New research delves into the keys to retention for public sector employees, and finds that generous benefits are still a key reason why workers seek out (and stay in) government jobs.
The Employee Benefit Research Institute (EBRI) recently studied data on employee tenure among American workers in both the public and private sectors, using U.S. Census Bureau data from the Current Population Survey to examine the tenure with current employers of wage and salary workers from 1983 to 2022. The survey should put to rest some misperceptions surrounding employee tenure, according to EBRI.
“While some believe current American workers change jobs more frequently than was the case for past generations, the data on employee tenure show that career jobs (individuals holding only one job for their entire career) never actually existed for most workers and continues not to exist for most workers,” read an EBRI statement summarizing the key findings.
The report also determined that workers’ tenures tend to be shorter when the labor market is strongest, as it was in 2022, with more individuals starting new jobs “by being newly employed or by changing jobs due to more opportunities from a tight labor market.”
Overall, the median tenure of all wage and salary workers age 25 or older remained at five years throughout the time period EBRI analyzed. The difference between private sector and public sector workers tenure distributions, however, “is quite striking,” according to the report.
While private sector employers have generally been able to maintain a near constant and small percentage of very long-term workers (25 or more years of tenure), public sector employers saw the number of employees in this group grow significantly through 2004, before trending down through 2022.
“Consequently, public sector employers have seen a significant share of their most experienced workers retire or otherwise leave their jobs.”
Benefits are Still a Key Retention Tool
The findings suggest that, historically, most workers have changed jobs during their working careers, with the evidence suggesting they will continue to do so in the future, according to EBRI.
This “persistence of job changing” has several important implications for employers in the private and public sector alike, such as potentially reduced or no defined benefit plan payments due to vesting schedules, reduced defined contribution plan savings, lump-sum distributions that can occur at the time of a job change, and public policy issues through both lower retirement incomes of the elderly population and the loss of experienced public sector workers, the EBRI statement read.
“Thus, it is clear from these results, even with the ups and downs in median tenure, that workers will be faced with many decision points about their retirement benefits along their career paths, as workers will most likely not be with one company their entire career,” according to EBRI.
“The decisions made regarding retirement benefits will greatly impact their retirement security.

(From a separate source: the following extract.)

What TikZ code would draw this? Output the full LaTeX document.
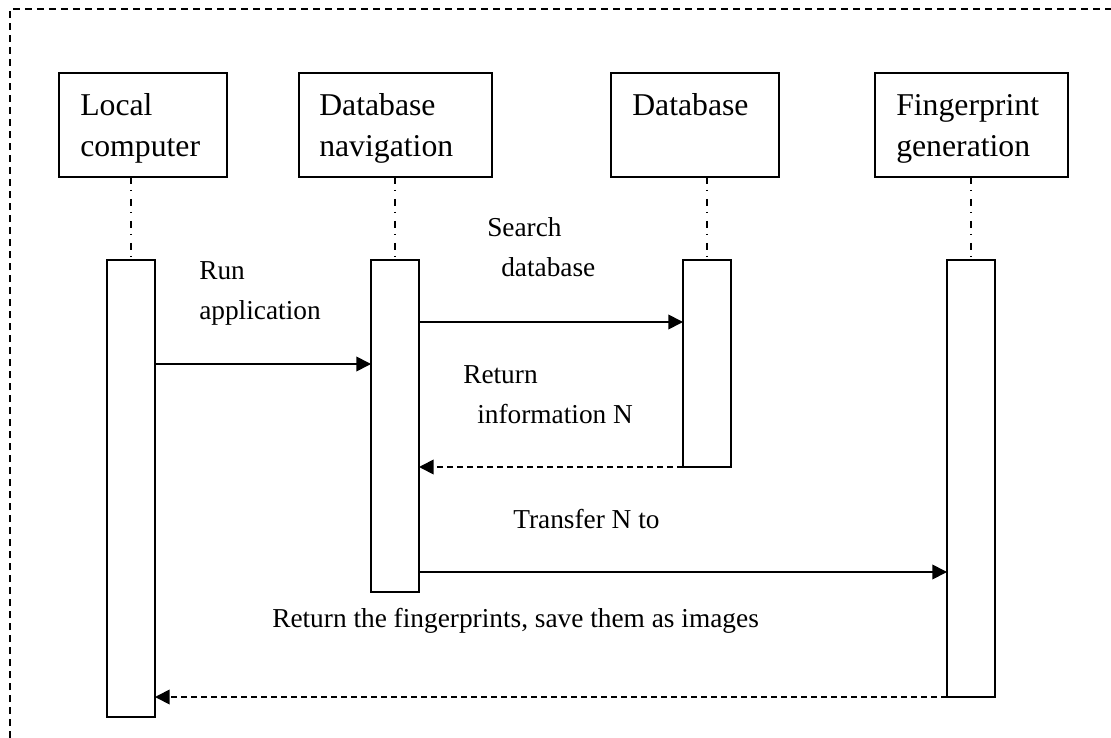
\documentclass[tikz,border=0pt]{standalone}
\usepackage{fontspec}
\setmainfont{Liberation Serif}
\usetikzlibrary{arrows.meta}

\tikzset{
  frame/.style={line width=1.2pt, dash pattern=on 5pt off 4pt},
  actor/.style={draw, line width=1.4pt, rectangle, inner sep=0pt, outer sep=0pt,
                minimum height=78pt, anchor=north west},
  bar/.style={draw, line width=1.4pt, rectangle, inner sep=0pt, outer sep=0pt,
              minimum width=36pt, anchor=north west},
  title/.style={anchor=base west, inner sep=0pt,
                font=\fontsize{23.8}{30.75}\selectfont},
  note/.style={anchor=base west, inner sep=0pt,
               font=\fontsize{20.5}{30}\selectfont},
  lifeline/.style={line width=1.2pt, dash pattern=on 5.25pt off 4.5pt on 1.1pt off 5.6pt},
  call/.style={line width=1.3pt, -{Triangle[length=11pt,width=11pt]}},
  reply/.style={line width=1.3pt, dash pattern=on 4.5pt off 3pt,
                -{Triangle[length=11pt,width=11pt]}},
}

\newcommand{\twolines}[3][0pt]{\begin{tabular}[t]{@{}l@{}}#2\\\hspace*{#1}#3\end{tabular}}

\begin{document}
\begin{tikzpicture}[x=0.75pt, y=-0.75pt]
  \useasboundingbox (0,0) rectangle (1111,738);

  % outer frame (top and left edges)
  \draw[frame] (10,738) -- (10,9) -- (1111,9);

  % participants
  \node[actor, minimum width=126pt]    (lc) at (59,73)  {};
  \node[actor, minimum width=144.75pt] (nav) at (299,73) {};
  \node[actor, minimum width=126pt]    (db) at (611,73) {};
  \node[actor, minimum width=144.75pt] (fp) at (875,73) {};

  \node[title] (lct)  at (80,116)  {\twolines{Local}{computer}};
  \node[title] (navt) at (319,116) {\twolines{Database}{navigation}};
  \node[title] (dbt)  at (632,116) {Database};
  \node[title] (fpt)  at (896,116) {\twolines{Fingerprint}{generation}};

  % activation bars
  \node[bar, minimum height=342.75pt] (ac1) at (107,260) {};
  \node[bar, minimum height=249pt]    (ac2) at (371,260) {};
  \node[bar, minimum height=155.25pt] (ac3) at (683,260) {};
  \node[bar, minimum height=327.75pt] (ac4) at (947,260) {};

  % lifelines
  \draw[lifeline] (ac1.north |- lc.south)  -- (ac1.north);
  \draw[lifeline] (ac2.north |- nav.south) -- (ac2.north);
  \draw[lifeline] (ac3.north |- db.south)  -- (ac3.north);
  \draw[lifeline] (ac4.north |- fp.south)  -- (ac4.north);

  % messages
  \draw[call]  (ac1.east |- 0,364) -- (ac2.west |- 0,364);
  \node[note] (m1) at (199,280) {\twolines{Run}{application}};

  \draw[call]  (ac2.east |- 0,322) -- (ac3.west |- 0,322);
  \node[note] (m2) at (487,237) {\twolines[10.5pt]{Search}{database}};

  \draw[reply] (ac3.south west) -- (ac2.east |- ac3.south west);
  \node[note] (m3) at (463,383) {\twolines[10.5pt]{Return}{information N}};

  \draw[call]  (ac2.east |- 0,572) -- (ac4.west |- 0,572);
  \node[note] (m4) at (513,528) {Transfer N to};

  \draw[reply] (ac4.south west) -- (ac1.east |- ac4.south west);
  \node[note] (m5) at (272,627) {Return the fingerprints, save them as images};
\end{tikzpicture}
\end{document}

As a consequence, employers need to account for these job changes when designing or providing education about retirement benefits.”
Discussing the survey results with Government Executive, Craig Copeland, EBRI’s director of wealth benefits research, stressed the crucial role of attractive federal benefits in retaining federal talent.

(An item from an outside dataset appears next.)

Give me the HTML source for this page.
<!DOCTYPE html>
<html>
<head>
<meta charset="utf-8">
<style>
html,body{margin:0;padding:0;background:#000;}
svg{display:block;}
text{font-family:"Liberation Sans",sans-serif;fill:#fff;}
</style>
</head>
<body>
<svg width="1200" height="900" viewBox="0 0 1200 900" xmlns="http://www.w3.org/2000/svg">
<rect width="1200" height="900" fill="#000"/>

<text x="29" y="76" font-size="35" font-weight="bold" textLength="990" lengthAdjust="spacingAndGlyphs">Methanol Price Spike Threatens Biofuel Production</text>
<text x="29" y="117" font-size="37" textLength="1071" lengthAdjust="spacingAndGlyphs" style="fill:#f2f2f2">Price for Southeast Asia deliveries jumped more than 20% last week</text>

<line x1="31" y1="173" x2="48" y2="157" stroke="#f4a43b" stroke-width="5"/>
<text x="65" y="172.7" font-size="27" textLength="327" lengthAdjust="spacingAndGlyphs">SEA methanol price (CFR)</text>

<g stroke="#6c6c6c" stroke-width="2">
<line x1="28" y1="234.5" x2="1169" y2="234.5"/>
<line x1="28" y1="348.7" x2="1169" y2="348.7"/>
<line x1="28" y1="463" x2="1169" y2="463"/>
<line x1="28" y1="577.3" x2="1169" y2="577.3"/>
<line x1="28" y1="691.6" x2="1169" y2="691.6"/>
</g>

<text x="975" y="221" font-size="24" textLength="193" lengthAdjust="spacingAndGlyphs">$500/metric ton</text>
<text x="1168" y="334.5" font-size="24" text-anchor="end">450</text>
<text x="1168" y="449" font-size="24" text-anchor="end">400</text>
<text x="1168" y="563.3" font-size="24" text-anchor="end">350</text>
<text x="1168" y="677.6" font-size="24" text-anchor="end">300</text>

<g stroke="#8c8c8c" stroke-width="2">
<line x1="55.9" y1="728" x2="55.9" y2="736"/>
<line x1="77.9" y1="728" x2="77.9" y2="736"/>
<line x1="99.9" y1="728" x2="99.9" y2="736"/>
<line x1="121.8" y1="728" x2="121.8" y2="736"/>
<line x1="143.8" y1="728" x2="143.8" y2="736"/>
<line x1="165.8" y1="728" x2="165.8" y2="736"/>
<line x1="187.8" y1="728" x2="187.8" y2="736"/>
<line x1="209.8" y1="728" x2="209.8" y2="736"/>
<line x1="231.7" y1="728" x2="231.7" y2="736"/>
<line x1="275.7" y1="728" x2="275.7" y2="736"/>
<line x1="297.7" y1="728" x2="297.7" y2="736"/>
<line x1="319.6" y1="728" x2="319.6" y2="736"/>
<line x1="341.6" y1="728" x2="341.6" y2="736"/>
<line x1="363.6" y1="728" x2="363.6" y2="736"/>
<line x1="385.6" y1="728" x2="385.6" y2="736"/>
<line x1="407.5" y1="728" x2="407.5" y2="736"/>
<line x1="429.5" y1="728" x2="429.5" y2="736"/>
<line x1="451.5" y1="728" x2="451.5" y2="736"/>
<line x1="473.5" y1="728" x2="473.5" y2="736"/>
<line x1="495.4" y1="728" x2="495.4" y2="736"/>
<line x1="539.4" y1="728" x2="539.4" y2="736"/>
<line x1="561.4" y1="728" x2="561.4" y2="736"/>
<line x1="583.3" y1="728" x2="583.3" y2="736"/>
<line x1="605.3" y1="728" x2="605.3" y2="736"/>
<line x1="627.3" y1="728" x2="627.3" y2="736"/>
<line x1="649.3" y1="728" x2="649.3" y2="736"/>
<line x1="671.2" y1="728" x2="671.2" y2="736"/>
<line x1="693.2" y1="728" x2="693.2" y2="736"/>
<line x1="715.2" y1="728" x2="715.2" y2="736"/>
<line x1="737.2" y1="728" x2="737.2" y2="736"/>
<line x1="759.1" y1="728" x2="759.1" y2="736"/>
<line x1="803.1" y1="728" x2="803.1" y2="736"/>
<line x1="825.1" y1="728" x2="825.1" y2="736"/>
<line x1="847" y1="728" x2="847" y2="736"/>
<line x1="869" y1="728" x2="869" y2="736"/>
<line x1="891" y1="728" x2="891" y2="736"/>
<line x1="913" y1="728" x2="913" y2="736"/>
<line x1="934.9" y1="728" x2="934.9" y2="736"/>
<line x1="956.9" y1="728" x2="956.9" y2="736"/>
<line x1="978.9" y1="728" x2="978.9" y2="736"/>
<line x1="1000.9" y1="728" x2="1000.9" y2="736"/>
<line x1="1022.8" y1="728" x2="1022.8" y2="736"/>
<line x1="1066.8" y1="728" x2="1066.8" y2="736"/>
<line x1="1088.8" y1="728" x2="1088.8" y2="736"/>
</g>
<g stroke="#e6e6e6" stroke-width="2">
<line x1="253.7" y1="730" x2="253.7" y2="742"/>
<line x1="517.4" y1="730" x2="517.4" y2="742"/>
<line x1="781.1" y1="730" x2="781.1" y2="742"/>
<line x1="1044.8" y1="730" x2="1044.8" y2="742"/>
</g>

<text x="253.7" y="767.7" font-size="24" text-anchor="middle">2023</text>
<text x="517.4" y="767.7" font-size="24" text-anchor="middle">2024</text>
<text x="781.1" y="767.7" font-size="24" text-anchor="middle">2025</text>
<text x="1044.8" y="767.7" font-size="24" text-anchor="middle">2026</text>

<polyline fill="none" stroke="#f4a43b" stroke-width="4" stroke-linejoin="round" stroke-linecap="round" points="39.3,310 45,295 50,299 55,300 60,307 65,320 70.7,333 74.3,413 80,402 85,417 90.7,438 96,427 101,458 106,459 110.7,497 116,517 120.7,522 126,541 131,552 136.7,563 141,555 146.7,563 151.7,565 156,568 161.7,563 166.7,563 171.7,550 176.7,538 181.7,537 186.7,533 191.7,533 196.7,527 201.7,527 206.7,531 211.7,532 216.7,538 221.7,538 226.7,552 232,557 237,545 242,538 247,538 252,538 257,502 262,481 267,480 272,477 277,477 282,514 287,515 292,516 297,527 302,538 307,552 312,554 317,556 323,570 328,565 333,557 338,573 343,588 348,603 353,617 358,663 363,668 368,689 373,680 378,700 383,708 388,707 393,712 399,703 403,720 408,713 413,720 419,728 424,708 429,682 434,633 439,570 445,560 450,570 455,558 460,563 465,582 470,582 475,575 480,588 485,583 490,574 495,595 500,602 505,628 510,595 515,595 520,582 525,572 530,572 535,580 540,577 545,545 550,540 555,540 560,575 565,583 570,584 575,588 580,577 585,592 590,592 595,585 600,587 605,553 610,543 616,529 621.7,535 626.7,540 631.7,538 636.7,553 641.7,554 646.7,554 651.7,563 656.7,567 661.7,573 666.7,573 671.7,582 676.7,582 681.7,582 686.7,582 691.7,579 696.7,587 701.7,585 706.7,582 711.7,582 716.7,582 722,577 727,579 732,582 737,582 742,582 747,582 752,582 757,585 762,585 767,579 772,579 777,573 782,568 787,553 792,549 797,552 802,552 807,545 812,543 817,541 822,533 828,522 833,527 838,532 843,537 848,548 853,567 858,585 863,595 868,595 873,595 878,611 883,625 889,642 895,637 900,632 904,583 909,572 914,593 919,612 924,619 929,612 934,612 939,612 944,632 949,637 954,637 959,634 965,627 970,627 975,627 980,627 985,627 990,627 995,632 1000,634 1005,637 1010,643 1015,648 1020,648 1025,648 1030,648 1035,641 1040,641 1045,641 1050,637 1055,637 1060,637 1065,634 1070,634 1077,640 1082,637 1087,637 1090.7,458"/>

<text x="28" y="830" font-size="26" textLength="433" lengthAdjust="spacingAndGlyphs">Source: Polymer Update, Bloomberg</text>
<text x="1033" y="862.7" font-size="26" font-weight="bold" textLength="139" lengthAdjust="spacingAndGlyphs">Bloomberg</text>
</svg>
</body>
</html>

“Yes, it is still clear that public sector employees—including feds—are more likely to stay at their job longer than other sectors, at least up until recent years,” Copeland said.
“The defined benefits plans that public sector jobs usually provide typically are an important part of the reason that public sector employees stay longer—as well as because of the overall typically better benefits offered to public sector employees when compared with the average private sector employee.”
That said, it’s tough to tell whether the long-term trend of “strong benefits and the stickiness of the public-sector jobs that offer them” will continue as younger federal employees become a bigger part of the workforce, Government Executive’s Nathan Abse wrote.
“The issue here is that the percentage of long-tenured federal employees finally has started to decline in recent years,” Copeland said. “That’s because many of the most experienced employees that stayed on the job so long—meaning the longest-serving of the baby boomer generation—finally have started to retire. And they’re finally being replaced by younger employees.”
Having this type of data on these long-tenured employees who are now retired or retiring, but not possessing the same kind of long-term statistics on their replacement makes it difficult to truly gauge whether younger public-sector workers will stay in their current jobs for another 20 years or more, like the previous generation did, he added.
All that said, workers participating in EBRI research typically still cite health insurance as their most important job benefit, Copeland told Government Executive, adding that benefits geared toward helping workers maintain their financial health are powerful retention tools.
“Beyond [health insurance], what seems to be making the difference at the margins to retain employees are employers that offer financial well-being benefits—anything that helps financially, like a student loan benefit or loan payment benefits, or emergency savings help, and even employer-provided financial coaching.”